Newcastle CAZ: Significant fall in high polluting vehicles entering clean air zone

Figures have revealed there has been a substantial drop in the number of non-compliant vehicles coming into the city centre zone. Credit: ITV Tyne Tees

The number of high-polluting vehicles being driven through Newcastle city centre has been cut by 16,000 per week since the introduction of Clean Air Zone (CAZ) tolls.

New CAZ charges of either £12.50 or £50 per day for older taxis, buses, coaches, lorries, and vans that do not meet environmental standards came into force in 2023.

The aim of the project is to cut illegal levels of air pollution in emissions hotspots, as local councils have been ordered to do by the government.

Data revealing the CAZ’s impact on air quality since it first launched in January last year is yet to be published.

However, figures have revealed there has been a substantial drop in the number of non-compliant vehicles coming into the city centre zone.

According to a Newcastle City Council report, about 26,000 unique vehicles that did not comply with the CAZ’s emissions standards entered the city centre in the week before the tolls were introduced.

By the end of 2023, that had dropped to 10,000 high-polluting taxis, buses, coaches, lorries, and vans.

Private cars were excluded from the count, carried out using the 38 automatic number plate recognition (ANPR) cameras positioned around the CAZ, as they are all exempt from the tolls.

In a report presented to councillors on Tuesday afternoon, Newcastle City Council transport boss Pamela Holmes said that the improvement was down to a variety of factors – including the natural phasing out of older vehicles from the market, people and businesses bringing forward their plans to buy to a newer vehicle in order to avoid the CAZ tolls, and those that have successfully obtained grants from the council to help upgrade to cleaner models.
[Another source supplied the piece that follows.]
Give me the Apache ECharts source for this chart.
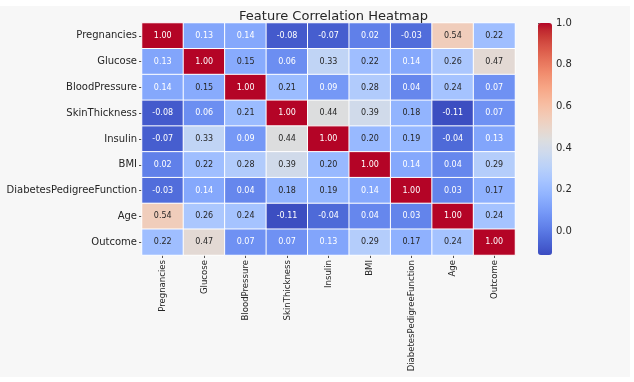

There have been concerns previously that the CAZ would risk pushing air pollution problems to communities in other parts of the city, particularly to the outer west of Newcastle if more drivers are using the A1 to cross the Tyne.

The report presented to the city council’s finance and budget monitoring scrutiny committee on Tuesday does not reference whether there has been a noted displacement of high-polluting traffic elsewhere on Tyneside.

Latest data on air quality levels in Newcastle is expected to be published in July, the Local Democracy Reporting Service understands.

Ms Holmes’ report states that compliance with the CAZ’s restrictions has improved across all categories of vehicle since January 2023.

The overall percentage of compliant vehicles, excluding cars, entering the zone each week increased from 64% to 83%.

Compliance among HGVs has risen from 81% to 95%, for buses and coaches from 62% to 76%, for LGVs from 60% to 82%, and for taxis and private hire vehicles from 73% to 92%.